According to statistics collected by the U.N., there are approximately 880 million people worldwide who live without access to a safe drinking water source. EVERY DAY about 5,000 children die from water-borne illnesses related to poor sanitation and a lack of access to clean drinking water, and every year 2.2 million people die from the same cause. By 2030, the number of people living in areas of severe water stress could rise to 4 billion. This enormously detrimental predicament is being addressed by human rights advocates, development and aid agencies, and local initiatives which fight to have water declared as a human right, implement reliable water system infrastructures, and to promote sustainable water use, so as to stifle and prevent further suffering related to this dire human need. The problem is also being addressed by private companies, who seek to earn large profits from the growing global scarcity of fresh water drinking supplies. It has already been estimated that the global water market is worth nearly 250 billion dollars, and that figure is set to rise to a staggering 660 billion by 2020.

Since 2008, Maude Barlow, outspoken activist and author of the bestselling book Blue Covenent: The Global Water Crisis, has been serving as the Senior Advisor on Water to the United Nations, taking enormous strides towards guaranteeing the right to access safe drinking water for all people. These efforts include the draft of a universal resolution to recognize water as a global human right, expected to be presented to the general assembly later this month by Bolivia, a country which has experienced its own social uprisings in the face of poor sanitation, unclean water, and private water companies. If this resolution is passed, says Barlow, "It would be one of the most important things the United Nations has done since the Universal Declaration of Human Rights."

Still, this historic resolution is facing strong opposition, mostly from Western powers with vested interests in the privatization of water. According to Barlow, countries like Canada, the United States, and Great Britain have shown considerable resistance to the resolution being passed. Developing countries around the world, on the other hand, have a dire interest in seeing this motion adopted by the U.N., as these states suffer most from the effects of climate change, draught, and water commoditization. And as the European Union recognized water as a basic human right in March of this year, it becomes clear that support for this issue is growing rapidly around the world.

Water is the basic ingredient to life everywhere, and for a state or private entity to deny humans their right to access clean and safe drinking water is clearly a violation of international human rights.

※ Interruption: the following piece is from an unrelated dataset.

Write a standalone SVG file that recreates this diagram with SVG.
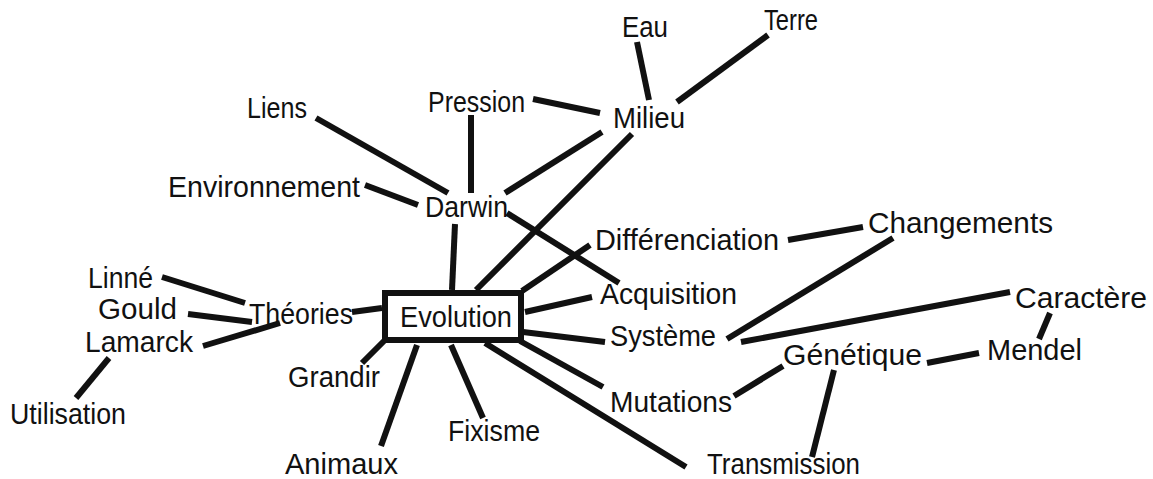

In order for this moral precedent to become a regulation, it is necessary to have the explicit language put down in an official capacity by the United Nations, By the end of July, this draft should be submitted, and in upcoming months the decision will be made whether to adopt the resolution, and provide people around the world with safe water, and a secure standard of living that includes this most fundamental part to the whole of living a safe and healthy life.